-- Begin Dataset records --

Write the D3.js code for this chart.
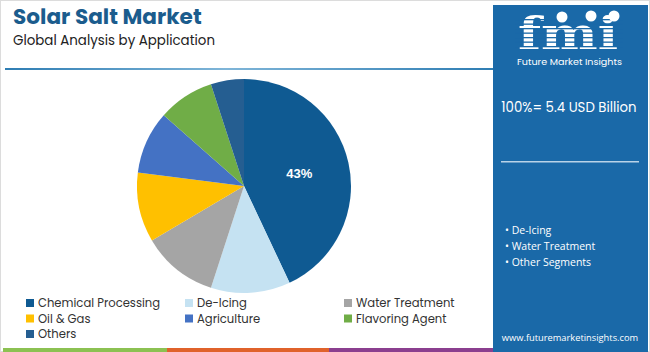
<!DOCTYPE html>
<html>
<head>
<meta charset="utf-8">
<script src="https://cdn.jsdelivr.net/npm/d3@7"></script>
<style>
  html, body { margin: 0; padding: 0; background: #fff; }
  svg { display: block; font-family: Poppins, "Open Sans", Lato, sans-serif; }
</style>
</head>
<body>
<svg id="chart" width="650" height="352"></svg>
<script>
'use strict';

// data
const categories = ['Chemical Processing', 'De-Icing', 'Water Treatment', 'Oil & Gas', 'Agriculture', 'Flavoring Agent', 'Others'];
const shares = [43, 12, 11.5, 10.5, 9.5, 8.5, 5];
const colors = ['#0f5a92', '#c5e2f2', '#a5a5a5', '#ffc000', '#4472c4', '#70ad47', '#255e91'];
const shownLabels = ['43%', '', '', '', '', '', ''];
const sideBullets = ['De-Icing', 'Water Treatment', 'Other Segments'];

const svg = d3.select('#chart');
const W = 650, H = 352;

// frame
svg.append('rect').attr('x', 0.5).attr('y', 0.5).attr('width', W - 1).attr('height', H - 1)
  .attr('fill', '#fff').attr('stroke', '#dcdcdc');

// title
svg.append('text').attr('x', 13).attr('y', 24).attr('fill', '#1b5c8d')
  .attr('font-size', 21.6).attr('font-weight', 700).text('Solar Salt Market');
svg.append('text').attr('x', 13).attr('y', 45).attr('fill', '#222')
  .attr('font-size', 13.4).text('Global Analysis by Application');

// divider under title
const grad = svg.append('defs').append('linearGradient').attr('id', 'lineGrad');
grad.append('stop').attr('offset', '0%').attr('stop-color', '#2e7db3');
grad.append('stop').attr('offset', '45%').attr('stop-color', '#7fb5d8');
grad.append('stop').attr('offset', '100%').attr('stop-color', '#2e7db3');
svg.append('rect').attr('x', 5).attr('y', 68).attr('width', 490).attr('height', 2).attr('fill', 'url(#lineGrad)');

// pie
const cx = 244, cy = 186, r = 107;
const pie = d3.pie().sort(null).value(d => d);
const arc = d3.arc().innerRadius(0).outerRadius(r);
const arcs = pie(shares);
const g = svg.append('g').attr('transform', `translate(${cx},${cy})`);
g.selectAll('path').data(arcs).enter().append('path')
  .attr('d', arc).attr('fill', (d, i) => colors[i]);

const labelArc = d3.arc().innerRadius(r * 0.53).outerRadius(r * 0.53);
g.selectAll('text.lbl').data(arcs).enter().append('text')
  .attr('class', 'lbl')
  .attr('transform', d => `translate(${labelArc.centroid(d)})`)
  .attr('text-anchor', 'middle').attr('dy', '0.35em')
  .attr('fill', '#fff').attr('font-size', 13).attr('font-weight', 700)
  .attr('font-family', 'Arial, "Liberation Sans", sans-serif')
  .text((d, i) => shownLabels[i]);

// legend
const legCols = [26, 185, 344];
const legend = svg.append('g');
categories.forEach((c, i) => {
  const col = i % 3, row = Math.floor(i / 3);
  const x = legCols[col], y = 303 + row * 15.5;
  legend.append('rect').attr('x', x).attr('y', y - 4).attr('width', 8).attr('height', 8).attr('fill', colors[i]);
  legend.append('text').attr('x', x + 12).attr('y', y).attr('dy', '0.35em')
    .attr('font-size', 11.6).attr('fill', '#333').text(c);
});

// bottom colour strip
const strip = [['#8cc152', 3, 167], ['#e0622b', 167, 329], ['#8b3f8f', 329, 493]];
strip.forEach(s => svg.append('rect').attr('x', s[1]).attr('y', 348).attr('width', s[2] - s[1]).attr('height', 4).attr('fill', s[0]));

// right panel
const px = 493, pw = 155;
svg.append('rect').attr('x', px).attr('y', 5).attr('width', pw).attr('height', H - 5).attr('fill', '#1a69a8');
const pmid = px + pw / 2;

// logo
const logo = svg.append('g');
logo.append('text').attr('x', 518).attr('y', 49)
  .attr('fill', '#fff').attr('font-size', 44).attr('font-weight', 700)
  .attr('font-family', '"DejaVu Serif", serif')
  .attr('textLength', 100).attr('lengthAdjust', 'spacingAndGlyphs').text('fmi');
for (let k = 0; k < 7; k++) {
  logo.append('rect').attr('x', 515).attr('y', 19 + k * 4.5).attr('width', 108).attr('height', 1.3).attr('fill', '#1a69a8');
}
[[562, 17], [591, 16], [614, 16]].forEach(p => {
  logo.append('circle').attr('cx', p[0]).attr('cy', p[1]).attr('r', 5.5).attr('fill', '#fff');
});
logo.append('text').attr('x', pmid - 1).attr('y', 65).attr('text-anchor', 'middle')
  .attr('fill', '#fff').attr('font-size', 9.6).text('Future Market Insights');

svg.append('text').attr('x', 569).attr('y', 112).attr('text-anchor', 'middle')
  .attr('fill', '#fff').attr('font-size', 13.3).text('100%= 5.4 USD Billion');

svg.append('rect').attr('x', 501).attr('y', 161).attr('width', 138).attr('height', 1.5).attr('fill', '#b9d3e8');

sideBullets.forEach((b, i) => {
  svg.append('text').attr('x', 505).attr('y', 234 + i * 16).attr('fill', '#fff')
    .attr('font-size', 10.5).attr('font-family', '"Open Sans", sans-serif').text('\u2022 ' + b);
});

svg.append('text').attr('x', 570).attr('y', 341).attr('text-anchor', 'middle')
  .attr('fill', '#fff').attr('font-size', 9.3).attr('font-family', '"Open Sans", sans-serif')
  .text('www.futuremarketinsights.com');
</script>
</body>
</html>
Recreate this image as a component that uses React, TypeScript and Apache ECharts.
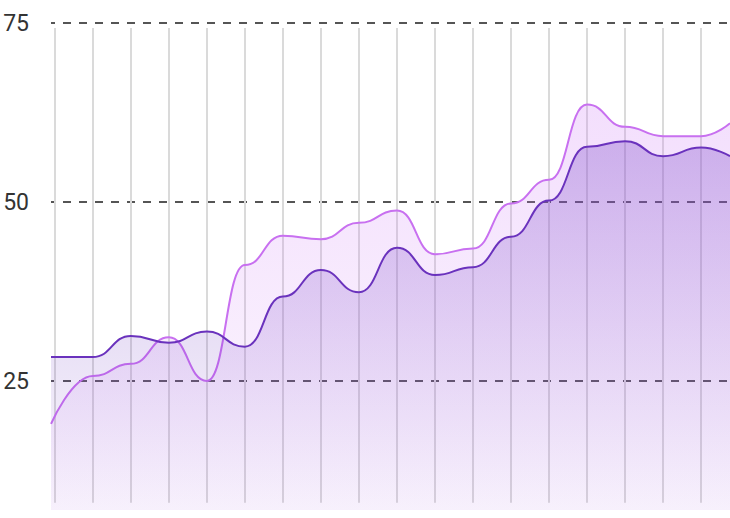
import { useEffect, useRef } from "react";
import * as echarts from "echarts";

// x positions of the data points (grid columns are at whole numbers 0..17)
const xPositions = [-0.1, 1, 2, 3, 4, 5, 6, 7, 8, 9, 10, 11, 12, 13, 14, 15, 16, 17, 17.76];
const seriesDark = [28.35, 28.35, 31.3, 30.35, 31.9, 29.8, 36.8, 40.5, 37.4, 43.6, 39.8, 40.9, 45.15, 50.2, 57.7, 58.5, 56.4, 57.6, 56.4];
const seriesPink = [19.0, 25.7, 27.4, 31.1, 25.0, 41.2, 45.3, 44.8, 47.1, 48.8, 42.7, 43.5, 49.8, 53.1, 63.6, 60.5, 59.2, 59.2, 61.0];
const columnPositions = [0, 1, 2, 3, 4, 5, 6, 7, 8, 9, 10, 11, 12, 13, 14, 15, 16, 17];
const yTickLabels = [25, 50, 75];
const columnTop = 74.3;
const columnBottom = 8;

export default function App() {
  const ref = useRef<HTMLDivElement>(null);
  useEffect(() => {
    const chart = echarts.init(ref.current!, null, { renderer: "svg" });
    const pinkData = xPositions.map((x, i) => [x, seriesPink[i]]);
    const darkData = xPositions.map((x, i) => [x, seriesDark[i]]);
    chart.setOption({
      animation: false,
      grid: { left: 51, right: 0, top: 23, bottom: 0, containLabel: false, outerBoundsMode: "none" },
      xAxis: {
        type: "value",
        min: "dataMin",
        max: "dataMax",
        show: false,
        splitLine: { show: false },
      },
      yAxis: {
        type: "value",
        min: 0,
        max: 75,
        interval: 25,
        axisLine: { show: false },
        axisTick: { show: false },
        axisLabel: {
          margin: 22,
          fontSize: 23,
          color: "#333333",
          fontFamily: "Roboto",
          formatter: (v: number) => (yTickLabels.includes(v) ? String(v) : ""),
        },
        splitLine: {
          show: true,
          lineStyle: { color: "#555555", width: 1.8, type: [8, 8], dashOffset: 4 },
        },
      },
      series: [
        {
          type: "line",
          data: pinkData,
          smooth: 0.5,
          smoothMonotone: "x",
          showSymbol: false,
          z: 2,
          lineStyle: { color: "#c870f0", width: 2 },
          areaStyle: {
            color: new echarts.graphic.LinearGradient(0, 0, 0, 1, [
              { offset: 0, color: "rgba(205,120,245,0.34)" },
              { offset: 1, color: "rgba(205,120,245,0.05)" },
            ]),
          },
          markLine: {
            silent: true,
            symbol: "none",
            z: 1,
            label: { show: false },
            lineStyle: { color: "#dadada", width: 2, type: "solid" },
            emphasis: { disabled: true },
            data: columnPositions.map((c) => [
              { coord: [c, columnTop] },
              { coord: [c, columnBottom] },
            ]),
          },
        },
        {
          type: "line",
          data: darkData,
          smooth: 0.5,
          smoothMonotone: "x",
          showSymbol: false,
          z: 3,
          lineStyle: { color: "#6a32bd", width: 2 },
          areaStyle: {
            color: new echarts.graphic.LinearGradient(0, 0, 0, 1, [
              { offset: 0, color: "rgba(110,55,195,0.42)" },
              { offset: 1, color: "rgba(110,55,195,0.0)" },
            ]),
          },
        },
      ],
    });
    return () => chart.dispose();
  }, []);
  return (
    <div
      style={{
        position: "absolute",
        left: 0,
        top: 0,
        width: 730,
        height: 510,
        overflow: "hidden",
        background: "#ffffff",
      }}
    >
      <div ref={ref} style={{ width: 730, height: 560 }} />
    </div>
  );
}
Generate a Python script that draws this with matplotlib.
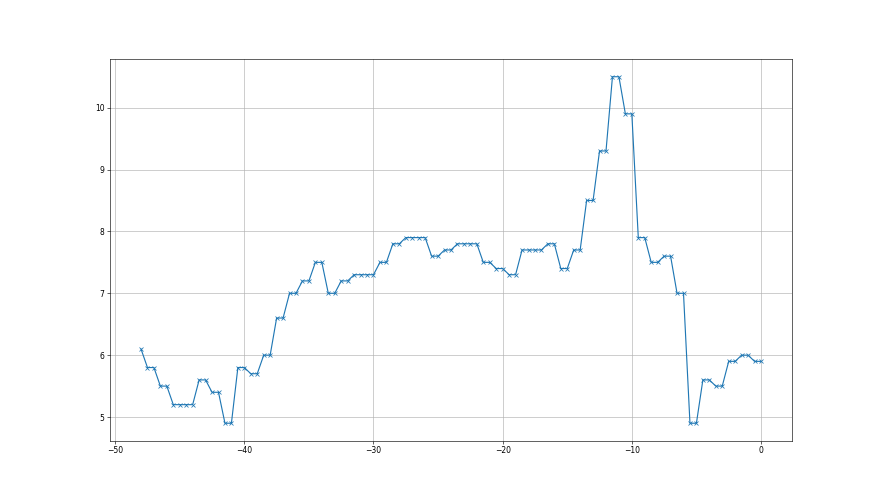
import numpy as np
import matplotlib
matplotlib.use("Agg")
import matplotlib.pyplot as plt

# x positions: every half step from -48 to 0
hours = np.arange(-48, 0.01, 0.5)

values = [
    6.1,
    5.8, 5.8,
    5.5, 5.5,
    5.2, 5.2, 5.2, 5.2,
    5.6, 5.6,
    5.4, 5.4,
    4.9, 4.9,
    5.8, 5.8,
    5.7, 5.7,
    6.0, 6.0,
    6.6, 6.6,
    7.0, 7.0,
    7.2, 7.2,
    7.5, 7.5,
    7.0, 7.0,
    7.2, 7.2,
    7.3, 7.3, 7.3, 7.3,
    7.5, 7.5,
    7.8, 7.8,
    7.9, 7.9, 7.9, 7.9,
    7.6, 7.6,
    7.7, 7.7,
    7.8, 7.8, 7.8, 7.8,
    7.5, 7.5,
    7.4, 7.4,
    7.3, 7.3,
    7.7, 7.7, 7.7, 7.7,
    7.8, 7.8,
    7.4, 7.4,
    7.7, 7.7,
    8.5, 8.5,
    9.3, 9.3,
    10.5, 10.5,
    9.9, 9.9,
    7.9, 7.9,
    7.5, 7.5,
    7.6, 7.6,
    7.0, 7.0,
    4.9, 4.9,
    5.6, 5.6,
    5.5, 5.5,
    5.9, 5.9,
    6.0, 6.0,
    5.9, 5.9,
]

fig, ax = plt.subplots(figsize=(16, 9), dpi=55)
ax.plot(hours, values, marker='x', color='#1f77b4')
ax.grid(True)
fig.savefig('out.png', dpi=55)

-- End Dataset records --

* Task statement:
Begin with the line that contains "Recreate this image", end with the line that contains "import * as", and set down every line in that range exactly as it stands, minus the pictures.

* Reply to the exercise:
Recreate this image as a component that uses React, TypeScript and Apache ECharts.
import { useEffect, useRef } from "react";
import * as echarts from "echarts";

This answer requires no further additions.